“Following The Wednesday Wars, Doug Swieteck returns as he and his family move to 'stupid' Marysville in upstate New York. Completely awed by his hero, Yankee baseball player Joe Pepitone, and trying valiantly to be nothing like his abusive, often drunken father, Doug has more than his share of obstacles. It's 1968: Doug's brother is in Vietnam, the Apollo 11 moonwalk is nearing, and Doug is hiding two big secrets. Phenomenal characters and impossible odds make this tale of an amazing young man funny, tender, and inspiring.”
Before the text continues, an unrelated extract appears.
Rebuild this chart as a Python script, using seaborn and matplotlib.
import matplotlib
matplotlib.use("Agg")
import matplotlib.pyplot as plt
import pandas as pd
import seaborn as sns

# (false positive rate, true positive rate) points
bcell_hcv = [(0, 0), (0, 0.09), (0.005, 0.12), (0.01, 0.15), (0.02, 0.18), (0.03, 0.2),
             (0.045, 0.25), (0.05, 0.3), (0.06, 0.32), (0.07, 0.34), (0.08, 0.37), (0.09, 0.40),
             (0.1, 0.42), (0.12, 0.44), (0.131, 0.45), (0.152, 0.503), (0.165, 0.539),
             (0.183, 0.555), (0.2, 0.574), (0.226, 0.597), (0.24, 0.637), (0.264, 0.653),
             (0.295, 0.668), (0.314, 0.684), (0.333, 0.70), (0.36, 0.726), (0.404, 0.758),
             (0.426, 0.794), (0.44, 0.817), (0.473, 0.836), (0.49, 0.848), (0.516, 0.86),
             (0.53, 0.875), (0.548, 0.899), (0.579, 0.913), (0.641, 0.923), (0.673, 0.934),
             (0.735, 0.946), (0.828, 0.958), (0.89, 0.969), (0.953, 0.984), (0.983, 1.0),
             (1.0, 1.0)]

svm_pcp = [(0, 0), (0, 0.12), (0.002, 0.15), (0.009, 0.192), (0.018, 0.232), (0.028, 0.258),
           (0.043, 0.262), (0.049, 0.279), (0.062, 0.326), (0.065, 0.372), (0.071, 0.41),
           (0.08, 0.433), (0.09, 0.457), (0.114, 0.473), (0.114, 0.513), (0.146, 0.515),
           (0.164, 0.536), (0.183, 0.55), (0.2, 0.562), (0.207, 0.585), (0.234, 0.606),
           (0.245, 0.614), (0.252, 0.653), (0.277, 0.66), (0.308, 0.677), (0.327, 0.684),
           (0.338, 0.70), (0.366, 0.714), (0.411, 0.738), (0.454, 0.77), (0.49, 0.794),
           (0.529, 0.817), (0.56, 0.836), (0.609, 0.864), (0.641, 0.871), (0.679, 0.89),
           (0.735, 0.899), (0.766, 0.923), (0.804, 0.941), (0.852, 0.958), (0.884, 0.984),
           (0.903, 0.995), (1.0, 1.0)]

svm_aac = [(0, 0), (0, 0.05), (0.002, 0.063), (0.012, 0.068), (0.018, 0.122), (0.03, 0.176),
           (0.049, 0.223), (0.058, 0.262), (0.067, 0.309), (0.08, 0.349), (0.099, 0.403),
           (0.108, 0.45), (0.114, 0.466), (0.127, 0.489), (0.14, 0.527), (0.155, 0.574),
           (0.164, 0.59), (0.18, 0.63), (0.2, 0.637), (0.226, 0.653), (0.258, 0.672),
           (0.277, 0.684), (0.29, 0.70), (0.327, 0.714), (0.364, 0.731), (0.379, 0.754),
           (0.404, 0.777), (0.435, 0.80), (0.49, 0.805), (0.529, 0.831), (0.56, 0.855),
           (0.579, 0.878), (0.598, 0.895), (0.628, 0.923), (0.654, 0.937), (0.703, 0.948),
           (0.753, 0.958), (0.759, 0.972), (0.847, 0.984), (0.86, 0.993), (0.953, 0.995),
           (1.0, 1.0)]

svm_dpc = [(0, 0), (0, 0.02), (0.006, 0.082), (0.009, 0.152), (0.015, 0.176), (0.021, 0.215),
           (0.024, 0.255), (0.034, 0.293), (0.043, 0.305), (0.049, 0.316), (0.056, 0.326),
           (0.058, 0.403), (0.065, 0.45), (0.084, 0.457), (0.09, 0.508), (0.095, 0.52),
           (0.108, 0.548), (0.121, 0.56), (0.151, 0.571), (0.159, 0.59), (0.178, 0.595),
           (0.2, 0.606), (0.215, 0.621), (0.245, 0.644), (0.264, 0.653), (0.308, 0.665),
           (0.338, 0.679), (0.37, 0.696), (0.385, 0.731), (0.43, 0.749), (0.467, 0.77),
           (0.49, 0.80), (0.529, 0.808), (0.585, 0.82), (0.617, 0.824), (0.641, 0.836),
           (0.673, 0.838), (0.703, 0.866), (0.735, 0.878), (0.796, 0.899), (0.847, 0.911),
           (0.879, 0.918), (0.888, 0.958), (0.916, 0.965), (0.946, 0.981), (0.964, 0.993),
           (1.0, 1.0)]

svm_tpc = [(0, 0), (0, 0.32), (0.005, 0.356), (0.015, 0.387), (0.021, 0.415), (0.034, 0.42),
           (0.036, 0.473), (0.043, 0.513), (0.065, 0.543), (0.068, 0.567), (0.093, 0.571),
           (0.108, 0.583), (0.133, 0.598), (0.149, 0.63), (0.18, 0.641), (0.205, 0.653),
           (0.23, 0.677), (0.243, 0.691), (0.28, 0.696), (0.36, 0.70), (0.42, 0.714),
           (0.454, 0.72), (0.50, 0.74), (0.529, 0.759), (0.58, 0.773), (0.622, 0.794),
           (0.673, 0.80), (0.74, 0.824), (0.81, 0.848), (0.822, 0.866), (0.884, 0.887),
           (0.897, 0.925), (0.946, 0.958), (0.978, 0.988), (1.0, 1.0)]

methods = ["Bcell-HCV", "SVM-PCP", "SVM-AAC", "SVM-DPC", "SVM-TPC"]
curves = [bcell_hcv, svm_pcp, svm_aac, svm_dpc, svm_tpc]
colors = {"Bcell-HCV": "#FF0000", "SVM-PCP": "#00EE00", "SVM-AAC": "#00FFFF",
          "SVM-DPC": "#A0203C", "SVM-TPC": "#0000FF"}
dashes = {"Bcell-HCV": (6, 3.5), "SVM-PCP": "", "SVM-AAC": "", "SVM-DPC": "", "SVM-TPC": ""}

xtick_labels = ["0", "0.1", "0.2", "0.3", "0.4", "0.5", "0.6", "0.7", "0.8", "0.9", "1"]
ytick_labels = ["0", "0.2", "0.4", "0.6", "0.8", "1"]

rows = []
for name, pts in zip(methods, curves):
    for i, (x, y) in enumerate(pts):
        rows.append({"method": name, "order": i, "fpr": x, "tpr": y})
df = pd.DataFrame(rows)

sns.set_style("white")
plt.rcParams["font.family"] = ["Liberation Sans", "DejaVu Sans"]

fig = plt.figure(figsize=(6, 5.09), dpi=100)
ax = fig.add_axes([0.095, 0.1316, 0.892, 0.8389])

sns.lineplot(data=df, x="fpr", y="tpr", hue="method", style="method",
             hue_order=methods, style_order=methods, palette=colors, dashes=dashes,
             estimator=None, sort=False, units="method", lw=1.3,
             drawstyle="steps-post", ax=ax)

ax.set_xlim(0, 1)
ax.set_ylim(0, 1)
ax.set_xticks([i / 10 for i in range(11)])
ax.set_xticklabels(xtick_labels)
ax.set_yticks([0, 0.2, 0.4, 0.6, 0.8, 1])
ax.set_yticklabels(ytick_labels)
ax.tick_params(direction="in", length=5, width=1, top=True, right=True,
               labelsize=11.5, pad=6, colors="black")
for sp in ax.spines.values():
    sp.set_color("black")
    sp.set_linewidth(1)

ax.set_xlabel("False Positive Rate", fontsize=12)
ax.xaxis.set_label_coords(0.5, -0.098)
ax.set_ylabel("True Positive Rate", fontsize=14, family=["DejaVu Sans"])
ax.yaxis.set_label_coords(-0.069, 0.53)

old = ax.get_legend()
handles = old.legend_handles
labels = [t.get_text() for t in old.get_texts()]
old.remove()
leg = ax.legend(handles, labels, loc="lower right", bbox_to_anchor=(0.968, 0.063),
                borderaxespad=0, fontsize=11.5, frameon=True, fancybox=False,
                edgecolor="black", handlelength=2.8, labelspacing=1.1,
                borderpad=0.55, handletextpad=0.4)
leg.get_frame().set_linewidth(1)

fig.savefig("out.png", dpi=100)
— Jane Morck, Third Place Books, Lake Forest Park, WA
The Dump is what Doug Swieteck calls his new home in upstate New York. He lands there in the summer of 1968, when the Apollo space missions are under way, Joe Pepitone is slugging for the New York Yankees, and the Vietnam War is raging. At home he lives with a father who has lost his way and a brother accused of robbery. And Doug's oldest brother is returning from Vietnam. Who knows what wounds his missions have given him? But Doug has his own mission, too, and it begins when he first sees the plates of John James Audubon's Birds of America at the local library. His mission will lead him to Lil Spicer, who shows him how to drink a really cold Coke, to Mrs. Windermere, who drags him to a theater opening, and to the customers of his Saturday grocery deliveries, who together will open a world as strange to him as the lunar landscape. Swieteck, who first appeared in Gary D. Schmidt's Newbery Honor book The Wednesday Wars, will discover the transforming power of art over disaster in a story about creativity and loss, love and recovery, and survival.
About the Author
Gary D. Schmidt is the author of Lizzie Bright and the Buckminster Boy, which won both Newbery and Printz Honors, and The Wednesday Wars, winner of a Newbery Honor. Schmidt teaches writing in the English Department of Calvin College in Grand Rapids, Michigan, and in the MFA Writing for Children program at Hamline University, St. Paul, Minnesota.